All of that context in your title and description will drive the way various search engines and “you might also like this” recommendation algorithms. Every bit of quality information you can provide in those fields will help you in the long run.

Remember: smart speakers are easily confused

Smart speakers are continuing to grow in reach but may be inhibiting podcast discoverability and delivery. According to the 2019 Infinite Dial study, nearly a quarter of Americans now own a smart speaker and more than half of those owners have two or more. That’s a lot of voice assistants! Voicebot.ai released a report in January that shows nearly 40% of smart speaker users have ever tried to listen to a podcast or other talk format.

Alexa, Siri, Cortana, Google, and their friends are getting smarter every day, but they are all still in their infancy. If you’re not careful, they may get confused and won’t be able to find your show.
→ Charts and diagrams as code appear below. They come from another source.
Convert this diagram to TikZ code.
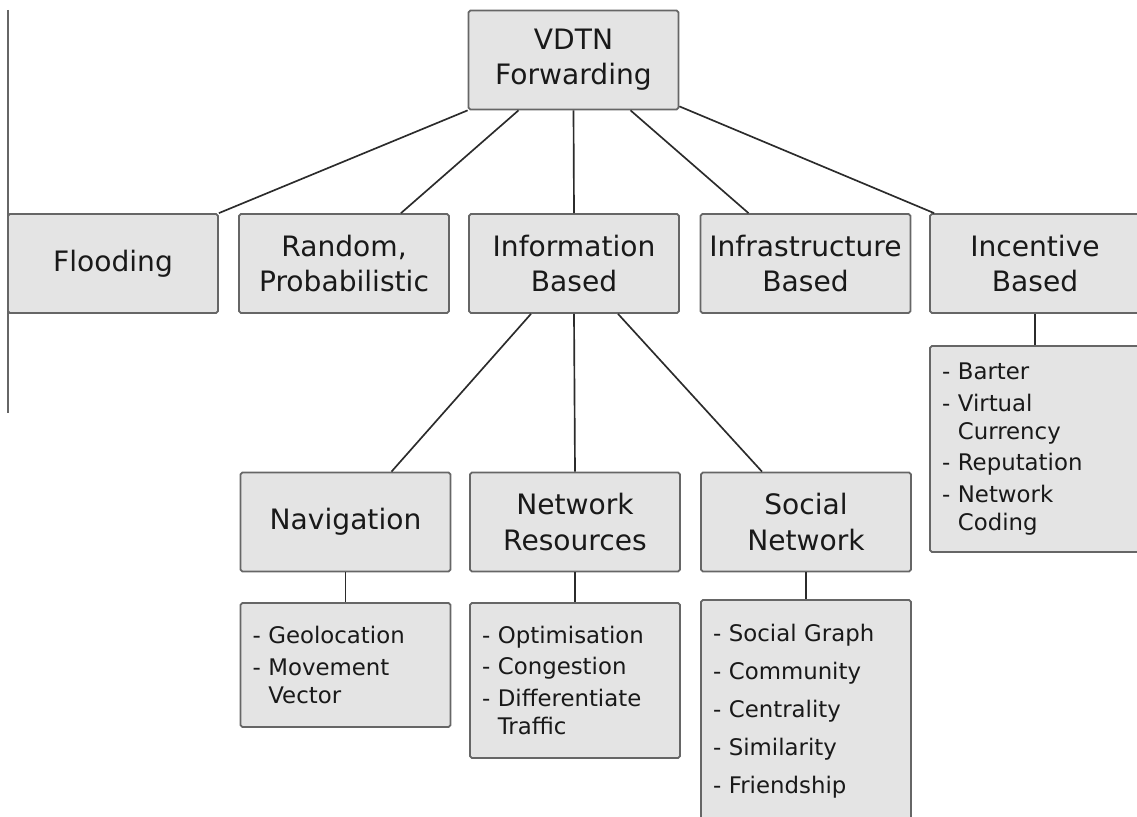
\documentclass[tikz,border=0pt]{standalone}
\usepackage{fontspec}
\setmainfont{DejaVu Sans}
\usetikzlibrary{calc}
\definecolor{boxfill}{HTML}{E4E4E4}
\definecolor{boxline}{HTML}{666666}
\definecolor{linkline}{HTML}{2B2B2B}
\tikzset{
  catbox/.style={draw=boxline, fill=boxfill, line width=1pt, rounded corners=1pt,
    minimum width=4.2cm, minimum height=1.98cm, align=center, text=black!90,
    font=\fontsize{16}{20}\selectfont},
  listbox/.style={catbox, align=left, inner xsep=0.24cm, text width=3.72cm,
    font=\fontsize{13}{16}\selectfont},
  link/.style={draw=linkline, line width=0.95pt}
}

\begin{document}
\begin{tikzpicture}[x=0.02cm, y=-0.02cm]
  \useasboundingbox (0,0) rectangle (1137,817);
  % margin rule on the left
  \coordinate (edgetop) at (8,10);
  \coordinate (edgebot) at (8,413);
  \draw[boxline, line width=1pt] (edgetop) -- (edgebot);
  % root and first level
  \node[catbox] (top) at (573.5,60) {VDTN\\Forwarding};
  \foreach \n/\x/\txt in {flood/113/Flooding, rand/344/{Random,\\Probabilistic},
      info/574/{Information\\Based}, infra/805.5/{Infrastructure\\Based},
      incent/1035/{Incentive\\Based}}
    \node[catbox] (\n) at (\x,263.5) {\txt};
  % second level
  \foreach \n/\x/\txt in {nav/345.5/Navigation, netres/575/{Network\\Resources},
      social/806/{Social\\Network}}
    \node[catbox] (\n) at (\x,522) {\txt};
  % lists
  \node[listbox, minimum height=2.48cm] (navlist) at (345.5,665)
    {- Geolocation\\[2pt] - Movement\\ \hphantom{- }Vector};
  \node[listbox, minimum height=3.1cm] (reslist) at (575,680.5)
    {- Optimisation\\[2pt] - Congestion\\[2pt] - Differentiate\\ \hphantom{- }Traffic};
  \node[listbox, minimum height=4.44cm] (soclist) at (806,711)
    {- Social Graph\\[5.6pt] - Community\\[5.6pt] - Centrality\\[5.6pt] - Similarity\\[5.6pt] - Friendship};
  \node[listbox, minimum height=4.12cm] (inclist) at (1035,449)
    {- Barter\\[2pt] - Virtual\\ \hphantom{- }Currency\\[2pt] - Reputation\\[2pt] - Network\\ \hphantom{- }Coding};
  % connectors
  \draw[link] (top.south west) -- (flood.north east);
  \draw[link] ($(top.south)+(-55,0)$) -- ($(rand.north)+(57,0)$);
  \draw[link] (top.south) -- (info.north);
  \draw[link] ($(top.south)+(57,0)$) -- ($(infra.north)+(-57,0)$);
  \draw[link] ($(top.south east)+(0,-4)$) -- ($(incent.north west)+(5,0)$);
  \draw[link] ($(info.south)+(-43,0)$) -- ($(nav.north)+(46,0)$);
  \draw[link] (info.south) -- (netres.north);
  \draw[link] ($(info.south)+(44,0)$) -- ($(social.north)+(-44,0)$);
  \foreach \a/\b in {nav/navlist, netres/reslist, social/soclist, incent/inclist}
    \draw[link] (\a.south) -- (\b.north);
\end{tikzpicture}
\end{document}
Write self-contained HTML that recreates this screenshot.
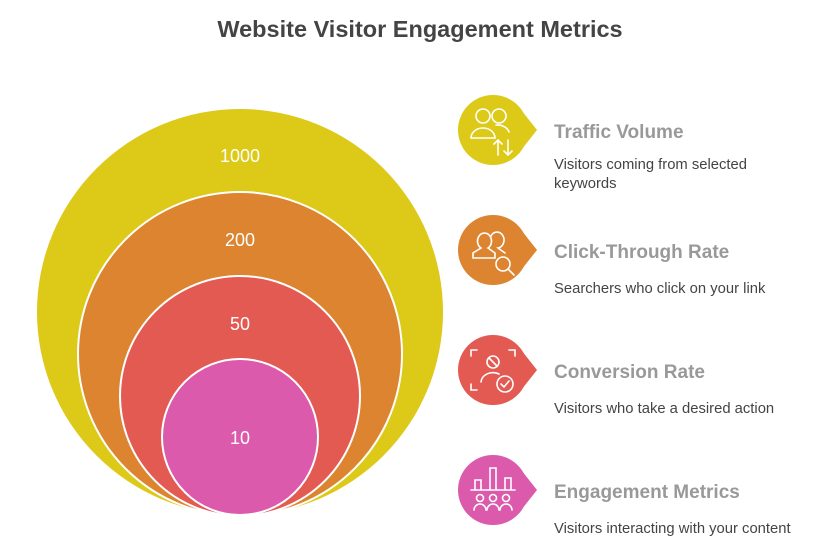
<!DOCTYPE html>
<html><head><meta charset="utf-8"><style>
body{margin:0;background:#fff;width:840px;height:547px;overflow:hidden;font-family:"Liberation Sans",sans-serif}
</style></head><body>
<svg width="840" height="547" viewBox="0 0 840 547" xmlns="http://www.w3.org/2000/svg" font-family="Liberation Sans, sans-serif">
<text x="420" y="37" text-anchor="middle" font-size="23.5" font-weight="bold" fill="#444">Website Visitor Engagement Metrics</text>
<circle cx="240" cy="312" r="203" fill="#DDC918"/>
<circle cx="240" cy="354" r="162" fill="#DD8430" stroke="#fff" stroke-width="2"/>
<circle cx="240" cy="396" r="120" fill="#E35A53" stroke="#fff" stroke-width="2"/>
<circle cx="240" cy="437" r="78" fill="#DB5AAB" stroke="#fff" stroke-width="2"/>
<g fill="#fff" font-size="18" text-anchor="middle">
<text x="240" y="162">1000</text><text x="240" y="246">200</text><text x="240" y="330">50</text><text x="240" y="444">10</text>
</g>
<g stroke="#fff" stroke-width="1.6" fill="none" stroke-linecap="round">
<g transform="translate(493,130)">
<circle r="35" fill="#DDC918" stroke="none"/><path d="M25,-24 L44,0 L25,24Z" fill="#DDC918" stroke="none"/>
<circle cx="-10" cy="-14" r="7"/><path d="M-22,8 A12,10 0 0 1 2,8 Z"/>
<circle cx="6" cy="-14" r="7"/><path d="M3,-5 A12,10 0 0 1 16,2"/>
<path d="M5,25 V10 M1,14 L5,10 L9,14 M15,10 V25 M11,21 L15,25 L19,21"/>
</g>
<g transform="translate(493,250)">
<circle r="35" fill="#DD8430" stroke="none"/><path d="M25,-24 L44,0 L25,24Z" fill="#DD8430" stroke="none"/>
<path d="M-20,8 V3 L-12,-2 A7,8 0 1 1 -5,-2 L2,3 V8 Z"/><path d="M-2,-14 A7,8 0 1 1 5,-2 L12,3"/>
<circle cx="10" cy="14" r="7"/><path d="M15,19 L21,25"/>
</g>
<g transform="translate(493,370)">
<circle r="35" fill="#E35A53" stroke="none"/><path d="M25,-24 L44,0 L25,24Z" fill="#E35A53" stroke="none"/>
<path d="M-22,-14 V-20 H-16 M16,-20 H22 V-14 M-22,14 V20 H-16"/>
<circle cx="0" cy="-8" r="6"/><path d="M-4,-12 L4,-4"/><path d="M-12,12 A12,10 0 0 1 6,4"/>
<circle cx="12" cy="14" r="8"/><path d="M8,14 L11,17 L16,11"/>
</g>
<g transform="translate(493,490)">
<circle r="35" fill="#DB5AAB" stroke="none"/><path d="M25,-24 L44,0 L25,24Z" fill="#DB5AAB" stroke="none"/>
<path d="M-18,0 V-10 H-12 V0 M-3,0 V-22 H3 V0 M12,0 V-12 H18 V0 M-22,0 H22"/>
<circle cx="-13" cy="8" r="3.5"/><circle cx="0" cy="8" r="3.5"/><circle cx="13" cy="8" r="3.5"/>
<path d="M-19,20 A6,6 0 0 1 -7,20 M-6,20 A6,6 0 0 1 6,20 M7,20 A6,6 0 0 1 19,20"/>
</g>
</g>
<g font-size="19" font-weight="bold" fill="#999">
<text x="554" y="138">Traffic Volume</text>
<text x="554" y="258">Click-Through Rate</text>
<text x="554" y="378">Conversion Rate</text>
<text x="554" y="498">Engagement Metrics</text>
</g>
<g font-size="14.8" fill="#444">
<text x="554" y="169">Visitors coming from selected</text>
<text x="554" y="188">keywords</text>
<text x="554" y="293">Searchers who click on your link</text>
<text x="554" y="413">Visitors who take a desired action</text>
<text x="554" y="533">Visitors interacting with your content</text>
</g>
</svg>
</body></html>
Imagine you have just launched an amazing new podcast titled Grizzly Nature chronicling the day-to-day life of forest rangers in Montana tasked with tracking and protecting indigenous grizzly bears. At the same time, your best friend has also started a true-crime podcast exploring the psychological makeup of serial killers titled, Grisly Nature. Phonetically, those show titles are identical which will cause some understandable issues when it comes to voice-assisted searches for either podcast. The challenge will be delivering each show’s listeners to the correct audio when they ask their voice assistant to play the latest episode.

Radio stations have struggled with this problem for a while. Every town seems to have a station called “Mix” or “Star” making it difficult to call up your local radio programming on the first ask. The takeaway is to ensure your show has a unique title not just from a spelling standpoint, but from a phonetic one as well. Don’t get too cute or clever with unconventional spellings, homophones, or puns in your show and episode titles.
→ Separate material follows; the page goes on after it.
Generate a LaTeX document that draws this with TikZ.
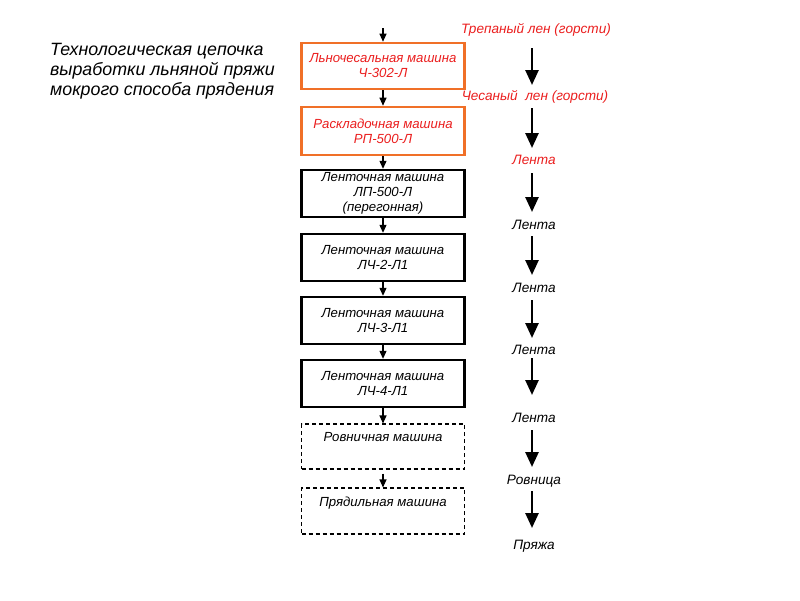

Ask your audience for reviews and ratings

Ratings and reviews are especially helpful in Apple Podcasts which still drives more listening than all other platforms combined. More ratings and reviews can help float your show to the top of the recommendation lists. To encourage that engagement, some podcast hosts read comments and reviews as part of their listener feedback segments. Even bad reviews can play well if they are comical and can motivate your fans to write their own positive feedback.

Ask your listeners to subscribe

This is another huge item for Apple users. The Verge published an article last year showing that Apple’s podcast charts heavily weight new subscriptions, not overall popularity, in formulating their rankings.